The Torre del Virrey in Context
The Torre del Virrey is a landmark often cited. It is important to temper expectations: it is a large, sober agricultural building from the 18th century, privately owned and not open to the public. Its name likely comes from a former owning family, not from royal administration. You can see its rectangular form and tiled roof from public paths that skirt the property.
Its significance is typological. It represents the kind of estate house that managed vast tracts of irrigated land, centering an economic system based on citrus long before commuter towns existed. Seeing it standing alone among fields, a short distance from modern housing, makes that historical layer tangible.
Movement on Two Wheels
The terrain here is gentle, and L'Eliana has embraced the bicycle. A network of cycle lanes connects neighbourhoods, parks, and sports facilities. A particularly illustrative route circles much of the urban perimeter, where you can pedal past school playgrounds one moment and working orange groves the next.
This infrastructure is used. On weekend mornings, it’s common to see families cycling this loop. It is perhaps the most practical way to grasp the town’s current character—a seamless, flat transition from urban to rural within minutes.
A Centre Without Walls
Do not look for fortified walls or a tangled medieval core. The focal point is the Plaza del País Valencià, with its neoclassical parish church and town hall. The streets immediately surrounding it contain some of the older, low-rise housing. The town’s identity, however, is better understood by walking its edges.
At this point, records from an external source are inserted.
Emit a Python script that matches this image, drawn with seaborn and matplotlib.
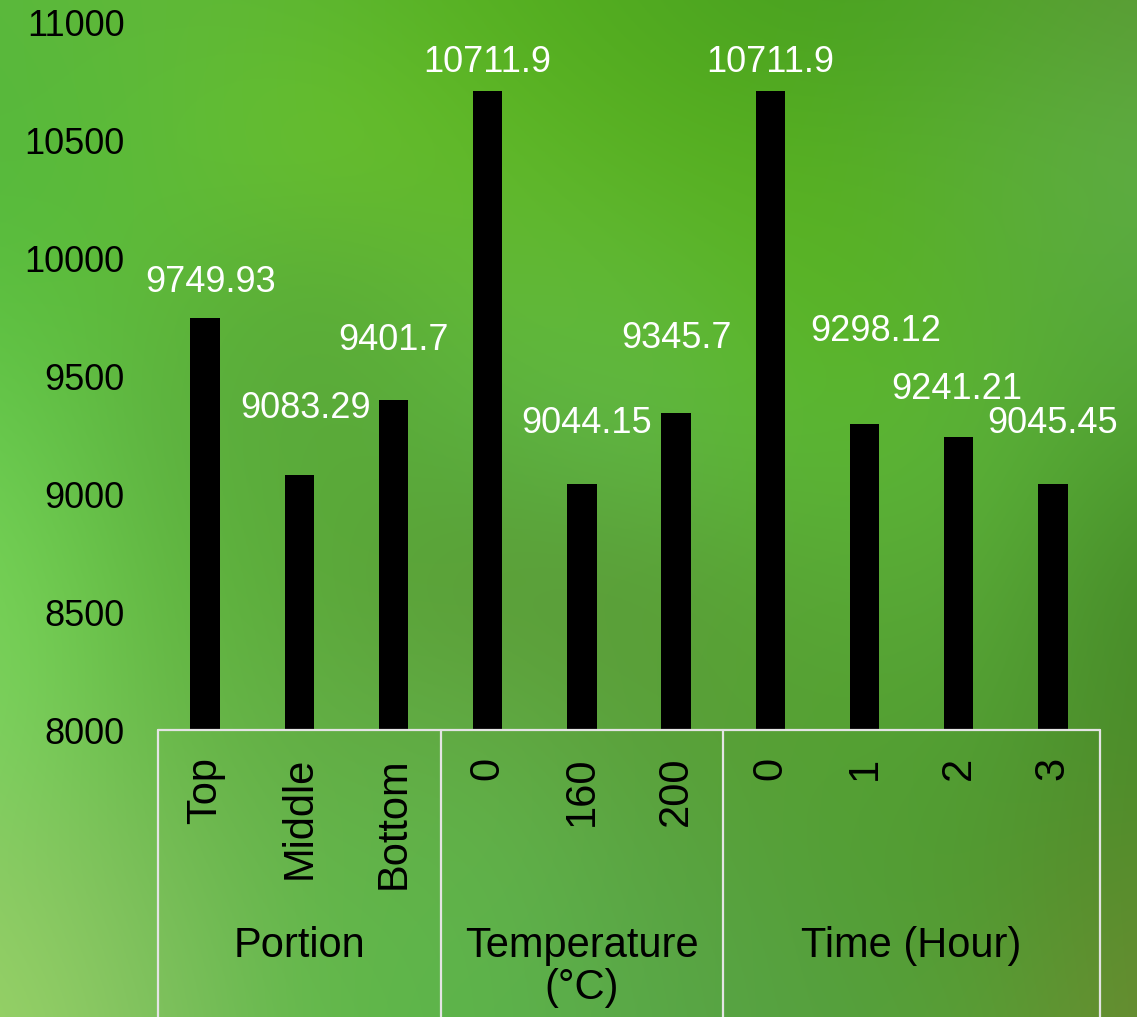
import numpy as np
import pandas as pd
import matplotlib
matplotlib.use("Agg")
import matplotlib.pyplot as plt
import matplotlib.transforms as mtransforms
from matplotlib.colors import to_rgb
import seaborn as sns

# ---- data ----
groups = ["Portion", "Portion", "Portion",
          "Temperature\n(°C)", "Temperature\n(°C)", "Temperature\n(°C)",
          "Time (Hour)", "Time (Hour)", "Time (Hour)", "Time (Hour)"]
ticks = ["Top", "Middle", "Bottom", "0", "160", "200", "0", "1", "2", "3"]
values = [9749.93, 9083.29, 9401.7, 10711.9, 9044.15, 9345.7,
          10711.9, 9298.12, 9241.21, 9045.45]
value_text = ["9749.93", "9083.29", "9401.7", "10711.9", "9044.15", "9345.7",
              "10711.9", "9298.12", "9241.21", "9045.45"]
y_ticks = [8000, 8500, 9000, 9500, 10000, 10500, 11000]

# hand-placed data-label offsets (pixels from the top centre of each bar)
label_offsets = [(5, 26), (6, 57), (0, 50), (0, 19), (5, 51),
                 (0, 65), (0, 19), (11, 83), (-2, 38), (0, 51)]

# soft blurred green backdrop, sampled on a coarse grid (rows top -> bottom)
backdrop = [
    ["#5ab83c", "#60b838", "#5cb530", "#55b020", "#4fa820", "#48a020", "#50a428", "#5a9a35"],
    ["#55b83c", "#5ebc38", "#6cc42c", "#60b828", "#58b020", "#55ae20", "#5aae35", "#60ae45"],
    ["#5cc040", "#5eb838", "#58a838", "#64bc38", "#60b838", "#58b420", "#5ab030", "#58a840"],
    ["#6acc50", "#5cb040", "#5aa838", "#5ab040", "#62b848", "#5ab830", "#5cb43a", "#50a030"],
    ["#78d458", "#60b840", "#5aa838", "#5a9a35", "#5a9c38", "#58a835", "#5aaa38", "#458a28"],
    ["#7ed460", "#68b848", "#62ac45", "#62ac45", "#5aa03a", "#55a030", "#52a035", "#4a8a28"],
    ["#8ccc65", "#78bc58", "#60b448", "#62b44c", "#5aa444", "#55a038", "#509a30", "#5a8a2c"],
    ["#9ad468", "#80c060", "#60b848", "#5cb44c", "#5aa848", "#55a040", "#58a035", "#6a8a30"],
]

df = pd.DataFrame({
    "key": [f"{g}|{t}" for g, t in zip(groups, ticks)],
    "group": groups,
    "tick": ticks,
    "value": values,
})

sns.set_theme(style="white")
plt.rcParams["font.family"] = ["Liberation Sans", "DejaVu Sans"]

W, H, DPI = 1137, 1017, 100
fig = plt.figure(figsize=(W / DPI, H / DPI), dpi=DPI)

# background image
bg = fig.add_axes([0, 0, 1, 1])
img = np.array([[to_rgb(c) for c in row] for row in backdrop])
ny, nx = img.shape[:2]
ex, ey = 0.5 / (nx - 1), 0.5 / (ny - 1)
bg.imshow(img, extent=[-ex, 1 + ex, -ey, 1 + ey], origin="upper",
          interpolation="bicubic", aspect="auto")
bg.set_xlim(0, 1)
bg.set_ylim(0, 1)
bg.axis("off")
bg.set_zorder(0)

# plot area
left, right = 158, 1100
top, bottom = 23, 730
ax = fig.add_axes([left / W, 1 - bottom / H, (right - left) / W, (bottom - top) / H])
ax.set_zorder(1)
ax.patch.set_alpha(0)

sns.barplot(data=df, x="key", y="value", color="black", width=0.31,
            linewidth=0, saturation=1, ax=ax, errorbar=None)

ax.set_ylim(8000, 11000)
ax.set_xlim(-0.5, len(values) - 0.5)
ax.set_yticks(y_ticks)
ax.set_yticklabels([str(v) for v in y_ticks])
ax.tick_params(axis="y", length=0, pad=24, labelsize=26, labelcolor="black")
ax.set_xticks([])
ax.set_xlabel("")
ax.set_ylabel("")
for s in ax.spines.values():
    s.set_visible(False)

# value labels
for i, (v, txt, (dx, dy)) in enumerate(zip(values, value_text, label_offsets)):
    ax.annotate(txt, xy=(i, v), xytext=(dx, dy), textcoords="offset pixels",
                ha="center", va="baseline", fontsize=26, color="white")

# category table below the axis
trans = mtransforms.blended_transform_factory(ax.transData, ax.transAxes)
ph = bottom - top
def ay(px):
    return (bottom - px) / ph

line_kw = dict(color="#e4e4e4", lw=1.6, transform=trans, clip_on=False, zorder=3)
ax.plot([-0.5, len(values) - 0.5], [0, 0], **line_kw)

boundaries = [-0.5]
for i in range(1, len(groups)):
    if groups[i] != groups[i - 1]:
        boundaries.append(i - 0.5)
boundaries.append(len(groups) - 0.5)
for b in boundaries:
    ax.plot([b, b], [0, ay(H + 10)], **line_kw)

for i, t in enumerate(ticks):
    ax.text(i, ay(757), t, rotation=90, ha="center", va="top",
            fontsize=30, color="black", transform=trans)

for a, b in zip(boundaries[:-1], boundaries[1:]):
    name = groups[int(a + 0.5)]
    ax.text((a + b) / 2, ay(926), name, ha="center", va="top",
            fontsize=30, color="black", linespacing=1.08, transform=trans)

fig.savefig("out.png", dpi=DPI)
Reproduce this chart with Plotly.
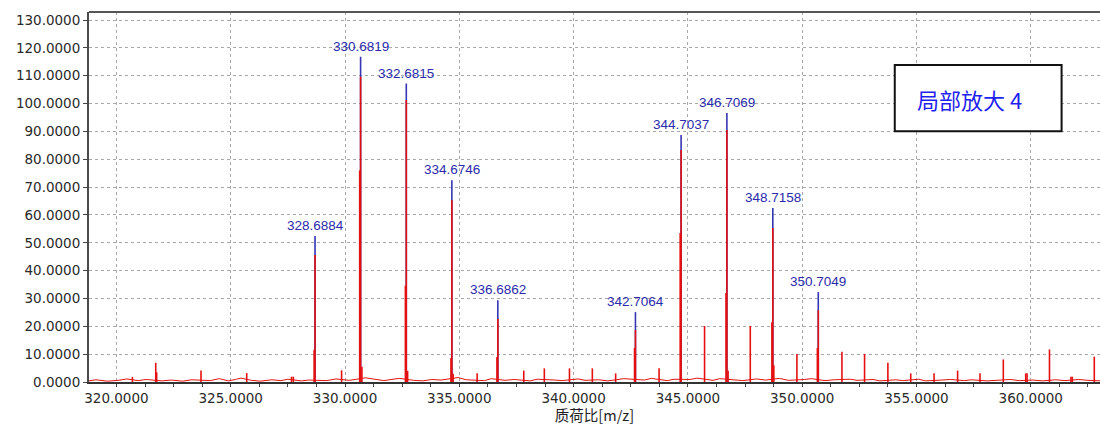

Head west or north from the centre. Within ten minutes on foot, the pavement ends at a camí rural. An irrigation channel runs alongside it, and the geometry of citrus plots begins. To the north, the silhouette of the Sierra Calderona provides a constant backdrop. This is the enduring tension: the gravitational pull of Valencia against the persistent pattern of the huerta.
Getting There and Around
The Cercanías line C-3 (Valencia–Utiel) stops at L'Eliana. The station is a five-minute walk from the main square. The town is easily navigated on foot or by bicycle; a local bus network connects further-out neighbourhoods.
A Note on Timing
In late spring, the scent of orange blossom (azahar) carries on the air near the remaining groves. If your visit coincides with the town’s main festivals in summer, expect a more local, residential atmosphere in the evenings around the plaza.